Radioamelia
Me enfrenté a la muerte con siete años recién cumplidos y desde entonces no ha vuelto a molestarme.
Ocurrió con la llegada al pueblo de Radioamelia y de la mujer y los dos hombres que la trajeron. Habían alquilado la casa de doña Amparo, lindante a la de mi abuela Carmen, con quien desde hacía tres años vivíamos mi hermana Luisa y yo.
Llegaron cargados de artilugios extraños que nos tuvieron embobados la tarde entera a todos los niños del barrio, mirándolos a una distancia prudente. La mujer era quien ordenaba qué hacer y dónde poner todo aquello que traían. No mediría más de metro y medio y su cara de luna llena estaba entera picada de viruelas, y era fácil imaginar el picor que habría tenido que soportar. Pero cuando aquella mujer hablaba crecía veinte centímetros por lo menos y su piel se tensaba como la de una muñeca de porcelana. A los hombres que la acompañaban, sin embargo, apenas se les oía.
La noticia corrió como la pólvora: Radioamelia y Amelia del Valle habían llegado al pueblo para una buena temporada. Y con ella el concurso Buscando una estrella.
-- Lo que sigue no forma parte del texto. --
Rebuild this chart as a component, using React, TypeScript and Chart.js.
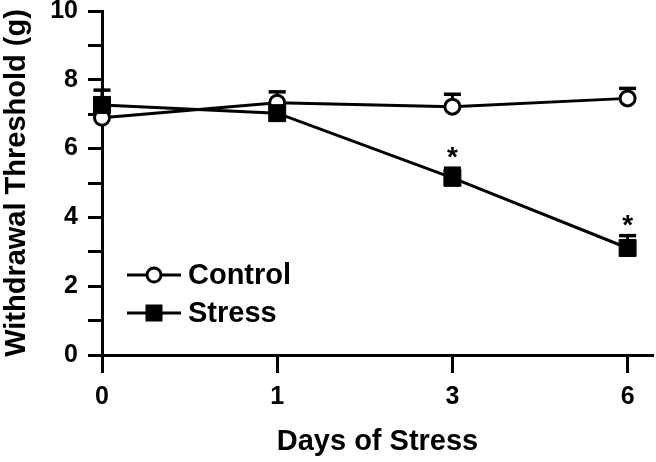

Distribuyeron los números entre los niños que nos agolpamos a las puertas de la casa de doña Amparo una mañana de nubes grises. Me tocó el penúltimo, justo detrás de Julita Sagrario, la hija de don Anselmo, el médico del pueblo.
“El mejor”, me dijo mi abuela por lo bajini; a mi hermana Luisa le dieron el tercero.
La magia de la melindrosa voz de mi hermana surgió para nuestro asombro del mismo receptor del que tarde tras tarde mi abuela y yo escuchábamos Ama Rosa (dirigida por Guillermo Sautier Casaseca) con el corazón encogido. Mi hermana cantó Pimpón es un muñeco como lo hubiera hecho una chicharra descarriada, pero a mi abuela se le saltaron las lágrimas y a mí me resbaló un hilillo de baba comisura abajo. Tres días estuvimos intentando convencerla para que cantase Un rayo de sol, o Tómbola, o cualquier otra de las célebres canciones de Marisol, que tan bien le iban a sus rizos dorados y a su piel de porcelana, pero mi hermana siempre fue muy suya. Decía que Pimpón le recordaba a mi madre.
Yo cantaría Campanera, mi abuela dijo que sin duda era la apropiada.
Llegó el día fijado para mi actuación después de muchos y muy largos, o eso me parecieron. No dormí en toda la noche, tarareando Campanera una y otra vez y otra vez. Lo hice con la cabeza cubierta por las mantas y casi en susurros, mi hermana dormía en la cama de al lado y lo último que pretendía era despertarla.
De madrugada entró mi abuela sigilosa en la habitación y me dejó la ropa preparada a los pies de la cama, incluido el pantalón gris de franela que picaba a rabiar y que era fuente de conflictos entre mi abuela y yo, pero allí estaba la cara de Amelia y sus agujeros y la ocasión bien merecía el sacrificio, así que accedí a ponérmelos sin rechistar.
Amaneció por fin. Media hora que se hizo eterna tuve que esperar a mi abuela comiéndome las uñas. Cuando por fin salió de su cuarto, mi abuela olía a Madera de Oriente y lucía su collar de perlas de dos vueltas. No cabía duda de que también era un día importante para ella.
Llegamos, de la puerta marrón de Radioamelia colgaba un papel blanco con letras negras: “Cerrado por defunción”. Cinco niños y mi abuela vestidos de domingo para nada.
Pero nadie de los allí congregados parecía tener intención de irse con la sola explicación que aquel triste papel que se había despegado de una esquina y amenazaba con caerse de un momento a otro, hasta que uno de aquellos hombres salió y nos dijo que Amelia del Valle había perdido a su padre aquella noche y nosotros nuestra oportunidad.
Los niños vestidos de domingo y sus madres se fueron yendo poco a poco, incluido Julita Sagrario, la hija de don Anselmo, que sí que cantaría una de Marisol a pesar de su melena negra azabache, y quedamos mi abuela y yo, cogidos de la mano todo el tiempo.
Cómo consiguió mi abuela convencer a aquel hombre, no lo sé. Pero sé que a la hora prevista mi voz de oro cantó a través de las ondas Campanera, dedicada a mi abuela y a Ama Rosa, por si me estuviera escuchando, como lo hubiera hecho el mismísimo Ruiseñor, o mejor.